The thing that struck me most while watching THE SKELETON KEY was how I paid ten dollars to sit in a movie theater and watch a bad TV movie. With the PG-13 rating, it’s as safe and generic as anything on basic cable, with pretty much the same script quality. In fact, I’ve seen edgier and scarier TV movies on the Sci-Fi Channel.  I am so sick of pabulum like this being dished into our hungry horror plates on a regular basis.

MA:  I’ll tell you what I’m sick of, films containing one action scene after another, one scene of incredible bloody violence after another.  That bores me to tears.  Here we have a movie with an intelligent script, with wonderful acting by everyone in it, including Hudson, by the way, and you’re going to fault it by calling it pabulum and a bad TV movie?   Why does every film have to be fast-paced?  I think you’re missing the boat here.  This is the kind of film that fans of Val Lewton’s 1940s movies will really enjoy.

LS: You know me better than that. I love the movies Val Lewton produced. And I find it hilarious that you compare this claptrap to classics like that. I’m not saying all horror films need tons of action and gore; all I’m asking for is a decent script. And you’re really exaggerating how intelligent this movie is.  We’ve all seen this story before, and the twist is old hat.
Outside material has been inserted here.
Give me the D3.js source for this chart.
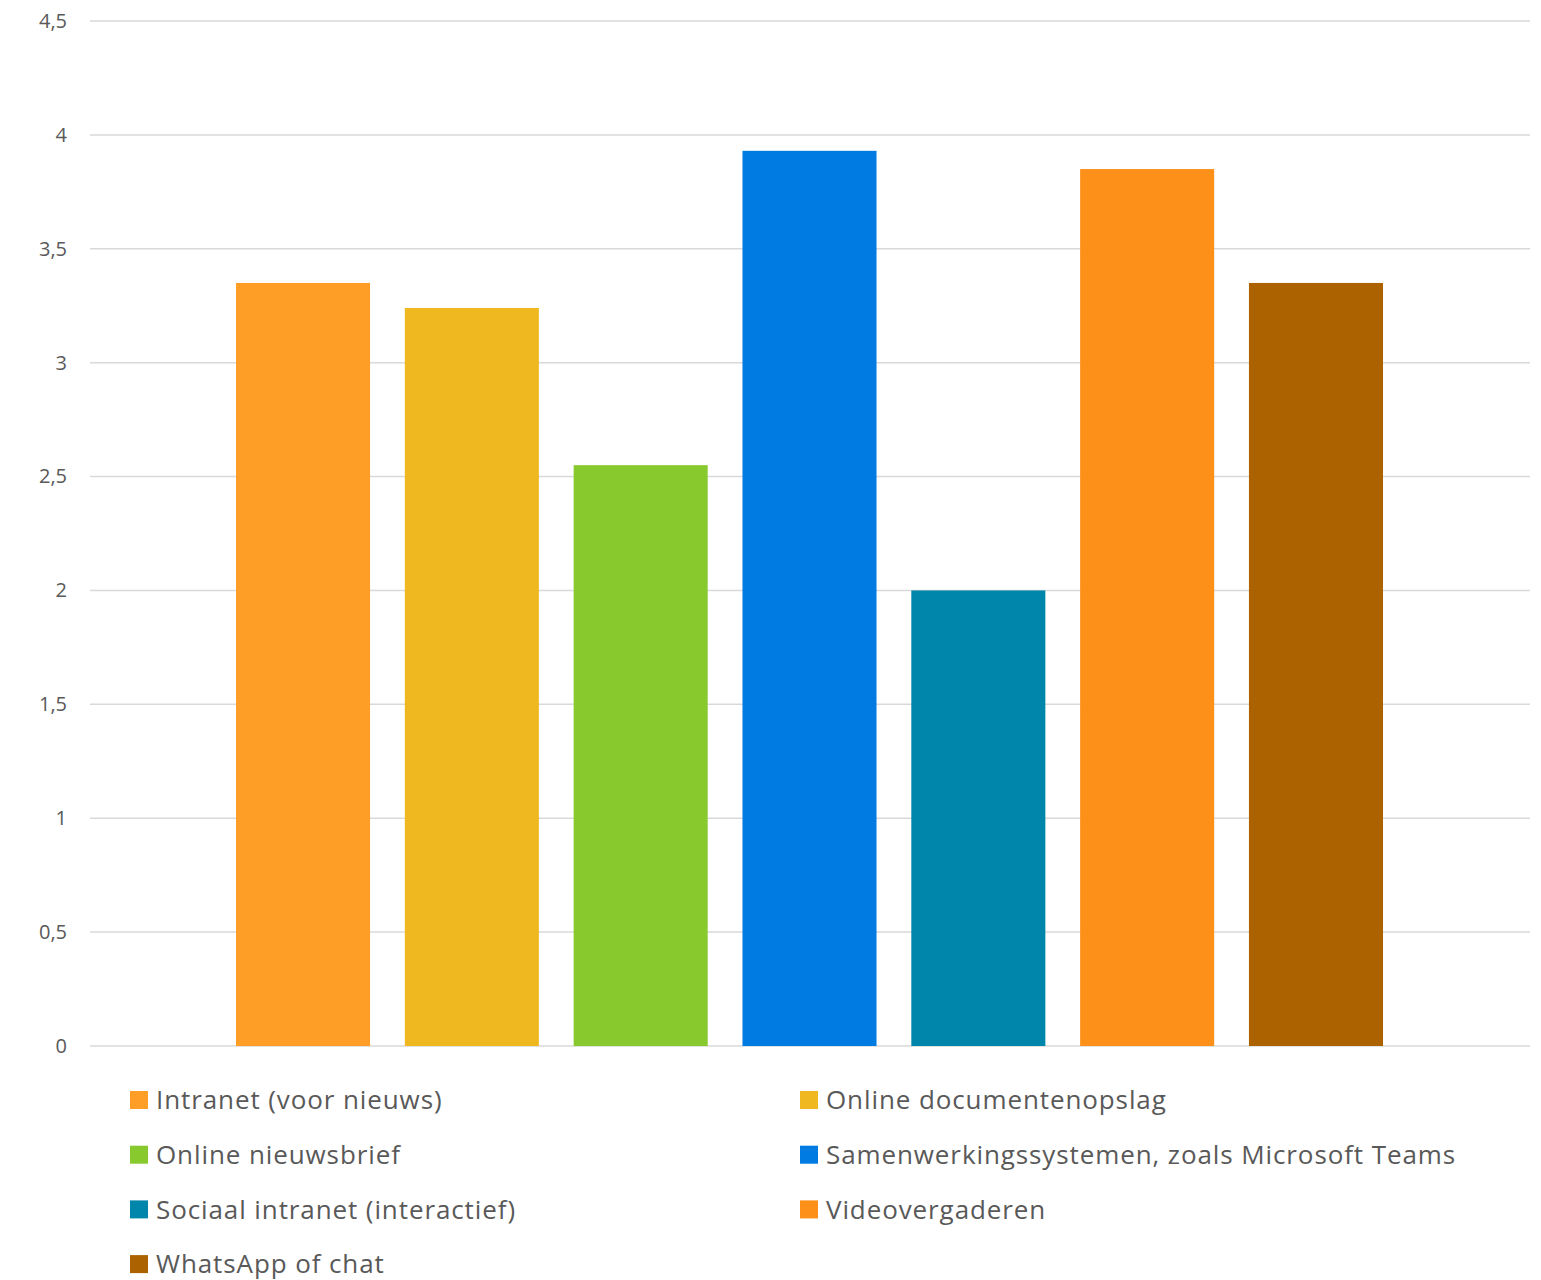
<!DOCTYPE html>
<html>
<head>
<meta charset="utf-8">
<script src="https://cdn.jsdelivr.net/npm/d3@7/dist/d3.min.js"></script>
<style>
  html, body { margin: 0; padding: 0; background: #fff; }
  svg { display: block; }
</style>
</head>
<body>
<div id="chart"></div>
<script>
const categories = [
  "Intranet (voor nieuws)",
  "Online documentenopslag",
  "Online nieuwsbrief",
  "Samenwerkingssystemen, zoals Microsoft Teams",
  "Sociaal intranet (interactief)",
  "Videovergaderen",
  "WhatsApp of chat"
];
const values = [3.35, 3.24, 2.55, 3.93, 2.0, 3.85, 3.35];
const colors = ["#FF9E27", "#F0B820", "#88C92E", "#007BE2", "#0086AB", "#FD9019", "#AD6200"];
const tickValues = [0, 0.5, 1, 1.5, 2, 2.5, 3, 3.5, 4, 4.5];
const tickLabels = ["0", "0,5", "1", "1,5", "2", "2,5", "3", "3,5", "4", "4,5"];

const W = 1541, H = 1280;
const plot = { left: 90, right: 1530, top: 21, bottom: 1046 };
const font = "'Open Sans', 'Noto Sans', sans-serif";

const svg = d3.select("#chart").append("svg").attr("width", W).attr("height", H);

const y = d3.scaleLinear().domain([0, 4.5]).range([plot.bottom, plot.top]);
const x = d3.scaleBand().domain(categories).range([236, 1383]).paddingInner(0.206).paddingOuter(0);

// gridlines
svg.append("g").selectAll("line").data(tickValues).join("line")
  .attr("x1", plot.left).attr("x2", plot.right)
  .attr("y1", d => y(d)).attr("y2", d => y(d))
  .attr("stroke", "#d9d9d9").attr("stroke-width", 1.5);

// y-axis labels
const yAxis = d3.axisLeft(y).tickValues(tickValues).tickSize(0).tickPadding(0)
  .tickFormat((d, i) => tickLabels[i]);
const gy = svg.append("g").attr("transform", "translate(67,0)").call(yAxis);
gy.select(".domain").remove();
gy.selectAll("text").attr("font-family", font).attr("font-size", 20).attr("fill", "#595959");

// bars
svg.append("g").selectAll("rect").data(categories).join("rect")
  .attr("x", d => x(d))
  .attr("width", x.bandwidth())
  .attr("y", (d, i) => y(values[i]))
  .attr("height", (d, i) => y(0) - y(values[i]))
  .attr("fill", (d, i) => colors[i]);

// legend
const legCols = [130, 800];
const legRow0 = 1100, legStep = 54.7;
const leg = svg.append("g").selectAll("g").data(categories).join("g")
  .attr("transform", (d, i) => `translate(${legCols[i % 2]},${legRow0 + Math.floor(i / 2) * legStep})`);
leg.append("rect").attr("x", 0).attr("y", -9).attr("width", 18).attr("height", 18)
  .attr("fill", (d, i) => colors[i]);
leg.append("text").attr("x", 26).attr("y", 0).attr("dy", "0.35em")
  .attr("font-family", font).attr("font-size", 26).attr("fill", "#595959")
  .attr("letter-spacing", 0.9)
  .text(d => d);
</script>
</body>
</html>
The fact that it surprised and entertained you is kind of laughable.

MA:  I didn’t say it surprised me.  The twist is average, I’ll give you that much, and the script isn’t Shakespeare, but it worked for me.
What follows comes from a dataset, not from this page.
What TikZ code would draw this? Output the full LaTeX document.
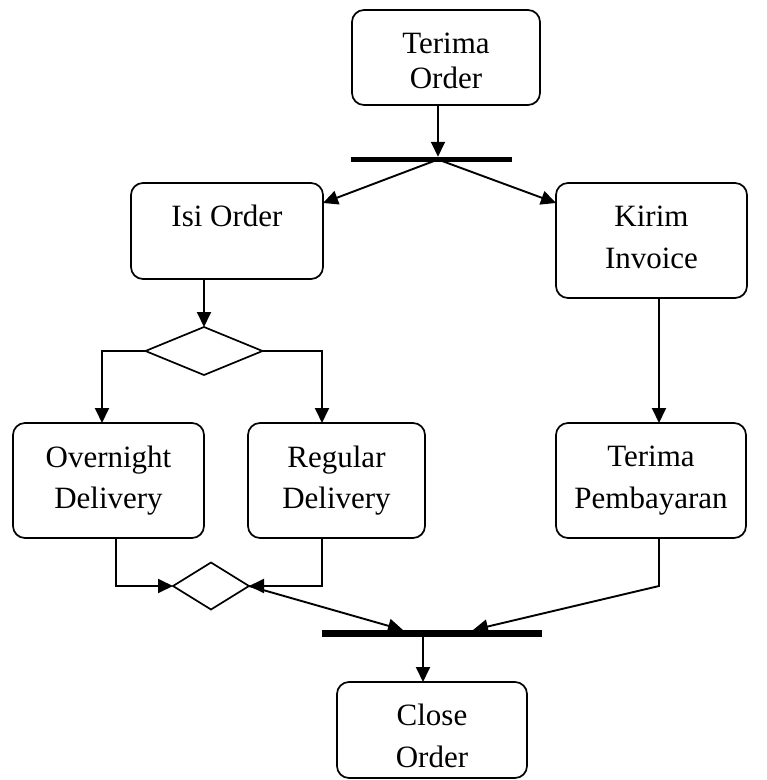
\documentclass[tikz,border=0pt]{standalone}
\usepackage{fontspec}
\setmainfont{Liberation Serif}
\usetikzlibrary{shapes.geometric,arrows.meta}
\begin{document}
\begin{tikzpicture}[x=1pt,y=-1pt,
  box/.style={draw, rounded corners=12pt, line width=1.7pt, inner sep=0pt, outer sep=0pt},
  lbl/.style={anchor=base, font=\fontsize{31}{35}\selectfont, inner sep=0pt},
  dia/.style={draw, diamond, line width=1.7pt, inner sep=0pt, outer sep=0pt},
  bar/.style={fill=black, inner sep=0pt, outer sep=0pt},
  arr/.style={line width=1.9pt, -{Triangle[length=15pt,width=14pt]}}]
\useasboundingbox (0,0) rectangle (767,780);

% boxes
\node[box, minimum width=188pt, minimum height=95pt] (tOrder) at (446,57.5) {};
\node[box, minimum width=192pt, minimum height=96pt] (isi) at (227,231) {};
\node[box, minimum width=191pt, minimum height=115pt] (kirim) at (651.5,240.5) {};
\node[box, minimum width=191pt, minimum height=115pt] (over) at (108.5,480.5) {};
\node[box, minimum width=177pt, minimum height=115pt] (reg) at (336.5,480.5) {};
\node[box, minimum width=190pt, minimum height=115pt] (pemb) at (651,480.5) {};
\node[box, minimum width=190pt, minimum height=96pt] (close) at (432,730) {};

% labels
\node[lbl] (t1a) at (446,53) {Terima};
\node[lbl] (t1b) at (446,88) {Order};
\node[lbl] (t2) at (227,226) {Isi Order};
\node[lbl] (t3a) at (651.5,226) {Kirim};
\node[lbl] (t3b) at (651.5,268) {Invoice};
\node[lbl] (t4a) at (108.5,467) {Overnight};
\node[lbl] (t4b) at (108.5,508) {Delivery};
\node[lbl] (t5a) at (336.5,467) {Regular};
\node[lbl] (t5b) at (336.5,508) {Delivery};
\node[lbl] (t6a) at (651,466) {Terima};
\node[lbl] (t6b) at (651,508) {Pembayaran};
\node[lbl] (t7a) at (432,725) {Close};
\node[lbl] (t7b) at (432,767) {Order};

% bars and diamonds
\node[bar, minimum width=161pt, minimum height=5.5pt] (bar1) at (431.5,159.5) {};
\node[bar, minimum width=220pt, minimum height=7pt] (bar2) at (432,633.5) {};
\node[dia, minimum width=117pt, minimum height=48pt] (d1) at (204,351) {};
\node[dia, minimum width=76pt, minimum height=47pt] (d2) at (211,586) {};

\coordinate (j1) at (438,159.5);

% connectors
\draw[arr] (j1 |- tOrder.south) -- (j1 |- bar1.north);
\draw[arr] (j1) -- (isi.east |- 0,203);
\draw[arr] (j1) -- (kirim.west |- 0,203);
\draw[arr] (isi.south -| d1.north) -- (d1.north);
\draw[arr] (d1.west) -| (102,0 |- over.north);
\draw[arr] (d1.east) -| (322,0 |- reg.north);
\draw[arr] (kirim.south -| 659,0) -- (659,0 |- pemb.north);
\draw[arr] (over.south -| 116,0) |- (d2.west);
\draw[arr] (reg.south -| 322,0) |- (d2.east);
\draw[arr] (d2.east) -- (403,0 |- bar2.north);
\draw[arr] (pemb.south -| 659,0) -- (659,0 |- d2.east) -- (473,0 |- bar2.north);
\draw[arr] (423,0 |- bar2.south) -- (423,0 |- close.north);
\end{tikzpicture}
\end{document}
LS:  What do you know?  The film had potential, but never lives up to it.  If you want to see a good voodoo movie, rent something like Wes Craven’s underrated THE SERPENT AND THE RAINBOW (1988), or Val Lewton’s 1943 classic, I WALKED WITH A ZOMBIE, or even the 1970s grindhouse classic, SUGAR HILL (1974).

MA:   See, I think THE SKELETON KEY captures the spirit and feel of a movie like I WALKED WITH A ZOMBIE.  It’s nowhere near as good, but if you like I WALKED WITH A ZOMBIE, chances are, you’ll enjoy this movie.

(LS sticks more pins in the doll)

MA: Ouch!  I’ve had enough.  (turns to BABY ALIEN)  Get him!

(ALIEN jumps out of old man’s chest and attacks LS.)

MA:  In the name of good taste, we will not be showing you the bloody battle going on behind me.  Until next time—.

(Green alien goo spatters MA in face).

MA:  You just had to get that in, didn’t you?